**Exercise description**
Begin with the first line below and retype each line exactly through the line containing "import plotly.graph_objects as go". Any pictures are to be left out.
====== Provided data ======
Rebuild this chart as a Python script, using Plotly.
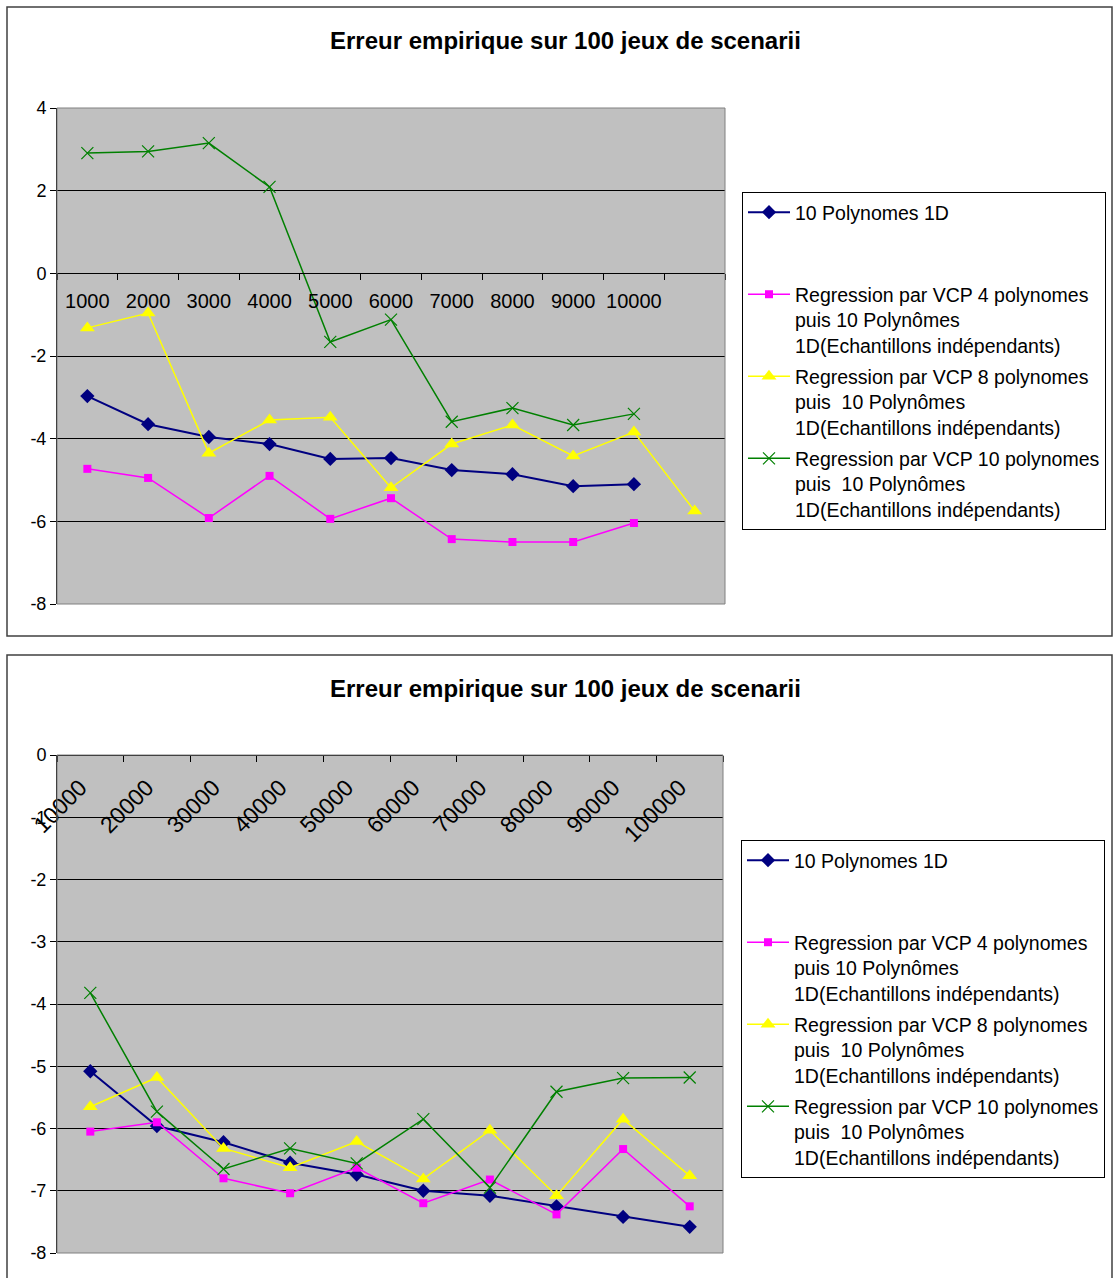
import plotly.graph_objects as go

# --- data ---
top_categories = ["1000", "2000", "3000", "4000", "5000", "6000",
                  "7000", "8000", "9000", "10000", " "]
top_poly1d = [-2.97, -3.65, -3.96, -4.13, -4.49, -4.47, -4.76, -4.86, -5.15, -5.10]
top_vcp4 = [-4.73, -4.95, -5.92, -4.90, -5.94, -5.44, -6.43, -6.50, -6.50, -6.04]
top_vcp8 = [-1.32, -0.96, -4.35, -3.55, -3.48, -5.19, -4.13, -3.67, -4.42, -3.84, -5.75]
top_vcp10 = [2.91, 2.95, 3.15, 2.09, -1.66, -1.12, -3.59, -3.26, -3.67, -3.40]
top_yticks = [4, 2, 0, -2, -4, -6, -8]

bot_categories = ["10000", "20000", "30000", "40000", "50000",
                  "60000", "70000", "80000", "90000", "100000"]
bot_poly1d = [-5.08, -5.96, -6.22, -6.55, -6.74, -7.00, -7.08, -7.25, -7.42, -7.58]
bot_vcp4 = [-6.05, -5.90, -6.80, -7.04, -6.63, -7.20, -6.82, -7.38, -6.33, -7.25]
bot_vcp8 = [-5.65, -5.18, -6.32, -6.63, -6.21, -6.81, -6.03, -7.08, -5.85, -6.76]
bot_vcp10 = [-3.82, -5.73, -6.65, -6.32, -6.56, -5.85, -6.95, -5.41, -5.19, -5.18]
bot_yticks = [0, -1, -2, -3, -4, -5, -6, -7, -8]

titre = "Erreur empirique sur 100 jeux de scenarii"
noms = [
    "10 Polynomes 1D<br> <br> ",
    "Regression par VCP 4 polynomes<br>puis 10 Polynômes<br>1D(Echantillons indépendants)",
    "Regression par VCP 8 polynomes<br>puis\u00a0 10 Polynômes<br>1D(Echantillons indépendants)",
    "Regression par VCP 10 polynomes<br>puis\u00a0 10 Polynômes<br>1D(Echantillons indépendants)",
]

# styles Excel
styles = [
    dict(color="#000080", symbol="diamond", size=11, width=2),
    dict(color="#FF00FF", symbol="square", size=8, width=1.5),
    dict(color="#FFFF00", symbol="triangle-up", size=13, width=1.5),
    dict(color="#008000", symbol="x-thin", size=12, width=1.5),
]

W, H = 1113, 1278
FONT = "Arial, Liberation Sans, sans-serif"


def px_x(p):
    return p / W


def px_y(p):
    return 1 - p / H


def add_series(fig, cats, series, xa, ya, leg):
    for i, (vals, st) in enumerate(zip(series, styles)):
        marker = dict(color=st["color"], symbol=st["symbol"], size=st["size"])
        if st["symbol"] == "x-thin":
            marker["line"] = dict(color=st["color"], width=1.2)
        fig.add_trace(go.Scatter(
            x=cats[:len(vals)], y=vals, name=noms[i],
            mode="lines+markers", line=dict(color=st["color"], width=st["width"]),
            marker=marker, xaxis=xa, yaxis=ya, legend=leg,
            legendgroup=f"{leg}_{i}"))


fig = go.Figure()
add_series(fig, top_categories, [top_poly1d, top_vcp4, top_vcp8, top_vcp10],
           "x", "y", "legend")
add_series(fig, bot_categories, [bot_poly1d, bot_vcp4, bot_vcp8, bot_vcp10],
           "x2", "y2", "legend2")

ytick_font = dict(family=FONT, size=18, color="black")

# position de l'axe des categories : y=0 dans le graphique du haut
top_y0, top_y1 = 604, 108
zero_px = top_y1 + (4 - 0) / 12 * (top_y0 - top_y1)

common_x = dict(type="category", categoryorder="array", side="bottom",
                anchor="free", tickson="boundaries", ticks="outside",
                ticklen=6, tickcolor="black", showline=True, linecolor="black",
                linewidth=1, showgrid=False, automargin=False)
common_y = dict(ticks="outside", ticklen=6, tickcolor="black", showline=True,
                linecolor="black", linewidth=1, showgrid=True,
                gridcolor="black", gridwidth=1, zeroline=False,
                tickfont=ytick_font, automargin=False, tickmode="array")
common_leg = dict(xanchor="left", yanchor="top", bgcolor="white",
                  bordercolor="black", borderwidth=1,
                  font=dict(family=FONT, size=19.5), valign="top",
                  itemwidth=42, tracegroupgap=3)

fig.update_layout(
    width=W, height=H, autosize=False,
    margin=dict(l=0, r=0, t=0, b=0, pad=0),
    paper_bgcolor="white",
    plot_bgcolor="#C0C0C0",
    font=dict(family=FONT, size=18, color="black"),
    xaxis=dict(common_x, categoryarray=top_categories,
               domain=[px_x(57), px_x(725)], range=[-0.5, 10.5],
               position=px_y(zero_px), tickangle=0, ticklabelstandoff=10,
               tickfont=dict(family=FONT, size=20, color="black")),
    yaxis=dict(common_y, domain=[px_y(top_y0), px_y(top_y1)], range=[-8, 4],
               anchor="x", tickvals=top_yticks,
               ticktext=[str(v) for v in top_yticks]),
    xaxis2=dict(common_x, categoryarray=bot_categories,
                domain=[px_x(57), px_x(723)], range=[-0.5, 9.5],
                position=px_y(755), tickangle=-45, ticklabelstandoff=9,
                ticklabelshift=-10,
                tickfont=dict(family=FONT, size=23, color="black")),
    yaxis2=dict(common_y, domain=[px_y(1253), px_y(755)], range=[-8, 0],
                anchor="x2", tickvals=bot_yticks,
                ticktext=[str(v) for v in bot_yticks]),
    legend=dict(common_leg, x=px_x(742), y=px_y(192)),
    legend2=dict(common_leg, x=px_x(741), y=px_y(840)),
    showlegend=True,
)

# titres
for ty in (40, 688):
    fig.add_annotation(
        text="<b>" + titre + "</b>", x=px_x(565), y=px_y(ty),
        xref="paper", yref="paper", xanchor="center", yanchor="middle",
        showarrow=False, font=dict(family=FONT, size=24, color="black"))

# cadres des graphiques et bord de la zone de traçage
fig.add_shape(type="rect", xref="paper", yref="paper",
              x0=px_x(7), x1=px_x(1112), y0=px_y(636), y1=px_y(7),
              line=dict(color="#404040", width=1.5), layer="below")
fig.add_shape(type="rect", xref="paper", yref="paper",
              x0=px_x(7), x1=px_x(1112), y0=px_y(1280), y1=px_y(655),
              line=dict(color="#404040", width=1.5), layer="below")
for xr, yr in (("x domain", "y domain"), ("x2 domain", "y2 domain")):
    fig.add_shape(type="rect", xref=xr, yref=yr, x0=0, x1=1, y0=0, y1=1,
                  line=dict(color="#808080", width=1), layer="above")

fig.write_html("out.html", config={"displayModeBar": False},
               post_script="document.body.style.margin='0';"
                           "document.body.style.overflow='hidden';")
======
**Response to this exercise**
Rebuild this chart as a Python script, using Plotly.
import plotly.graph_objects as go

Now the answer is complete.